Luckily though Ellie Goulding comes as the Dementors swoop in (it got dark pretty much instantly) and acts as my patronus. Her tunes are inventive, euphoric and just a little bit quirky to help it go down. From start to finish she is every inch the star and it makes me very sad that she hasn’t headlined festivals yet because if she hasn’t achieved enough yet then when will she? She’d be better than Mumford & Sons. And Metallica. And the rest of the tired top tier acts.
Clean Bandit follow and are pretty good despite that advert turning them into everyone’s favourite joke for a week or two. ‘Rather Be’ is one of the best pop songs of recent times but it’s ‘Dust Clears’ that takes the crown in reality. They could do with a little bit more material though because a fair bit of this feels like filler.
Then some weapon in the press area decides it’s okay to call us words that I don’t feel comfortable typing in this review. And I can swear on here. Fuck. See. Despite failed efforts to diffuse the situation, it leaves a colleague a little shaken but off we trudged to Stereophonics nonetheless. The Welsh rockers rifle through their set of dad-rock and play pretty much everything you’d expect them to play with some new material thrown in there. Kelly has one of the best voices from that whole period and it has held up supremely well over the years.

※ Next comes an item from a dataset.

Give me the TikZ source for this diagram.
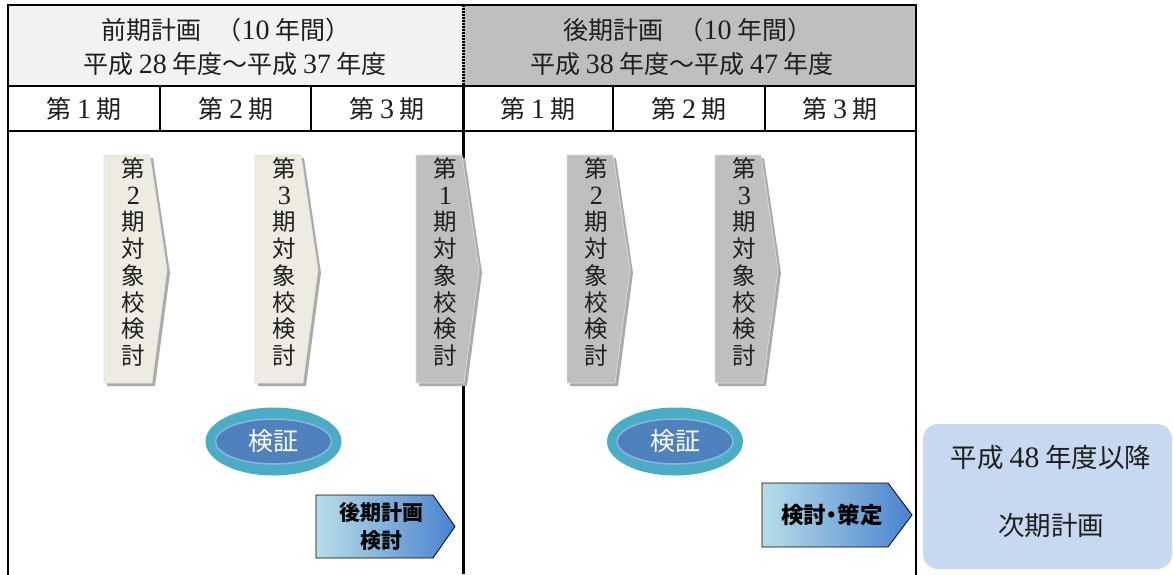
\documentclass[tikz,border=0pt]{standalone}
\usepackage{fontspec}
\setmainfont{Noto Sans CJK JP}
\newfontfamily\lat[Scale=1.12]{Liberation Serif}
\usetikzlibrary{shapes.geometric}
\definecolor{hdrL}{HTML}{F2F2F2}
\definecolor{hdrR}{HTML}{BFBFBF}
\definecolor{beige}{HTML}{EEECE1}
\definecolor{chgray}{HTML}{BFBFBF}
\definecolor{shadowc}{HTML}{ABABAB}
\definecolor{tealc}{HTML}{4BACC6}
\definecolor{bluec}{HTML}{4F81BD}
\definecolor{ringc}{HTML}{8DB3E2}
\definecolor{gradL}{HTML}{B7DEE8}
\definecolor{gradR}{HTML}{4A83CF}
\definecolor{nextc}{HTML}{C6D9F1}
\definecolor{txt}{HTML}{1E1E1E}
\tikzset{
  hdrtext/.style={text=txt,font=\fontsize{25}{28}\selectfont,inner sep=0pt},
  pertext/.style={text=txt,font=\fontsize{25}{28}\selectfont,inner sep=0pt},
  vtext/.style={align=center,text=txt,font=\fontsize{23.5}{26.7}\selectfont,inner sep=0pt},
  outerline/.style={line width=2pt,line cap=rect},
  rowline/.style={line width=1.5pt},
  colline/.style={line width=1.2pt},
  chevshadow/.style={fill=shadowc},
  chevbody/.style={draw=white!88!black,line width=0.6pt},
  outerell/.style={ellipse,fill=tealc,minimum width=136pt,minimum height=68pt,inner sep=0pt},
  innerell/.style={ellipse,fill=bluec,draw=ringc,line width=1.5pt,minimum width=116pt,minimum height=45pt,inner sep=0pt,text=white,font=\fontsize{25}{28}\selectfont},
  arrowbox/.style={draw=black,line width=0.8pt,left color=gradL,right color=gradR},
  arrowtext/.style={align=center,text=black,font=\bfseries\fontsize{21}{28}\selectfont,inner sep=0pt},
  nexttext/.style={text=txt,font=\fontsize{26.5}{30}\selectfont,inner sep=0pt}
}
\begin{document}
\begin{tikzpicture}[x=1pt,y=-1pt]
\useasboundingbox (0,0) rectangle (1173,574);
% header fills
\fill[hdrL] (8,5) rectangle (463,86);
\fill[hdrR] (463,5) rectangle (916,86);
% grid
\draw[outerline] (8,574) -- (8,5) -- (916,5) -- (916,574);
\draw[rowline] (8,86) -- (916,86);
\draw[rowline] (8,131) -- (916,131);
\foreach \cx in {160,311,613,765} \draw[colline] (\cx,86) -- (\cx,131);
\draw[line width=3pt] (463,86) -- (463,574);
\draw[line width=3pt,dash pattern=on 2pt off 1pt] (463,5) -- (463,86);
% header texts
\node[hdrtext] (hL1) at (226,30) {前期計画\hspace{0.6em}（{\lat 10} 年間）};
\node[hdrtext] (hL2) at (235,64) {平成 {\lat 28} 年度～平成 {\lat 37} 年度};
\node[hdrtext] (hR1) at (688,30) {後期計画\hspace{0.6em}（{\lat 10} 年間）};
\node[hdrtext] (hR2) at (682,64) {平成 {\lat 38} 年度～平成 {\lat 47} 年度};
% period labels
\node[pertext] (p1) at (84,109) {第 {\lat 1} 期};
\node[pertext] (p2) at (236,109) {第 {\lat 2} 期};
\node[pertext] (p3) at (387,109) {第 {\lat 3} 期};
\node[pertext] (p4) at (538,109) {第 {\lat 1} 期};
\node[pertext] (p5) at (689,109) {第 {\lat 2} 期};
\node[pertext] (p6) at (840,109) {第 {\lat 3} 期};
% vertical chevrons
\foreach \x/\c/\n/\i in {104/beige/2/a,255/beige/3/b,416/chgray/1/c,567/chgray/2/d,715/chgray/3/e}{
  \fill[chevshadow] ({\x+3},158) -- ({\x+49},158) -- ({\x+66},273) -- ({\x+51},386) -- ({\x+3},386) -- cycle;
  \filldraw[chevbody,fill=\c] (\x,155) -- ({\x+46},155) -- ({\x+63},270) -- ({\x+48},383) -- (\x,383) -- cycle;
  \node[vtext] (v\i) at ({\x+29.5},262) {第\\{\lat\n}\\期\\対\\象\\校\\検\\討};
}
% ellipses
\node[outerell] (e1o) at (273.5,441.5) {};
\node[innerell] (e1) at (273.5,441.5) {検証};
\node[outerell] (e2o) at (675,441.5) {};
\node[innerell] (e2) at (675,441.5) {検証};
% arrow boxes
\shade[arrowbox] (316,495) -- (433,495) -- (455,526.5) -- (433,558) -- (316,558) -- cycle;
\node[arrowtext] (a1) at (381,526.5) {後期計画\\検討};
\shade[arrowbox] (762,483) -- (888,483) -- (912,515) -- (888,547) -- (762,547) -- cycle;
\node[arrowtext,font=\bfseries\fontsize{22.5}{28}\selectfont] (a2) at (832,515) {検討\kern-0.25em・\kern-0.25em 策定};
% next plan
\fill[nextc,rounded corners=15pt] (923,424) rectangle (1172,569);
\node[nexttext] (n1) at (1051,457) {平成 {\lat 48} 年度以降};
\node[nexttext] (n2) at (1051,525) {次期計画};
\end{tikzpicture}
\end{document}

Bafflingly, we’re off to the campsite soon after since the night time entertainment here isn’t great. The dance stage has an impressive line-up but the festival should pull out all the stops to try and get the headliners to be on after the main stage. That would be wonderful.
The next day greets us with a monster hangover because of Jack Daniels and not enough ginger to dilute it. Still, James Bay is on and that’s the sort of life-affirming act you need to get you through such difficult times, right? Nope, 'Hold Back the River' isn’t very good at all and neither is his hat.
Courteeners are wonderfully nostalgic for me. They get a lot of ire from the sort of people who have just never really gotten it. I understand that. They’re not really doing anything groundbreaking and some of the lyrics do make you scratch your head. Still, it’s one of those "been there since the start" ones for me so I lap up every word. At Kendal Calling this summer I had a bit of a moan that James didn’t play ‘Tomorrow’ and here Liam Fray and co. sort of make up for it by blending it with closer ‘What Took You So Long?’ as is tradition.
Chvrches are brilliant. Their second album is going to be amazing and singer Lauren Mayberry is an absolute credit to herself. I’ve not got a bad word to say about them but it’s a shame the crowd aren’t a more captive audience.
To contrast completely, Sam Smith is naff but everyone loves it.
Kasabian frustratingly clash with the excellent Hannah Wants but my remit from another publication is that I see them so off I go. They’re frustratingly familiar headliners at the top tier of festivals but their set here shows that there’s some reasoning for it at least. From the exhilarating ‘Shoot the Runner’ through to the peak of ‘Vlad the Impaler’, they’re in reliably fine form. I’ve just done this before. I’ve seen Kasabian headline festivals, support headliners, at their own gigs and more.
It’s a sign that we need more headline acts that the ones that the performances I was most disappointed with were the closers each day. Both were okay (I ditched Calvin Harris, obviously) but I’d have enjoyed myself immeasurably more with Ellie Goulding and Courteeners as headliners. That glass ceiling is obviously triple-glazed at present. Still, V Festival is perfectly fine as a top tier festival that brings mainstream to he masses. You don’t have to like it, but don’t sneer.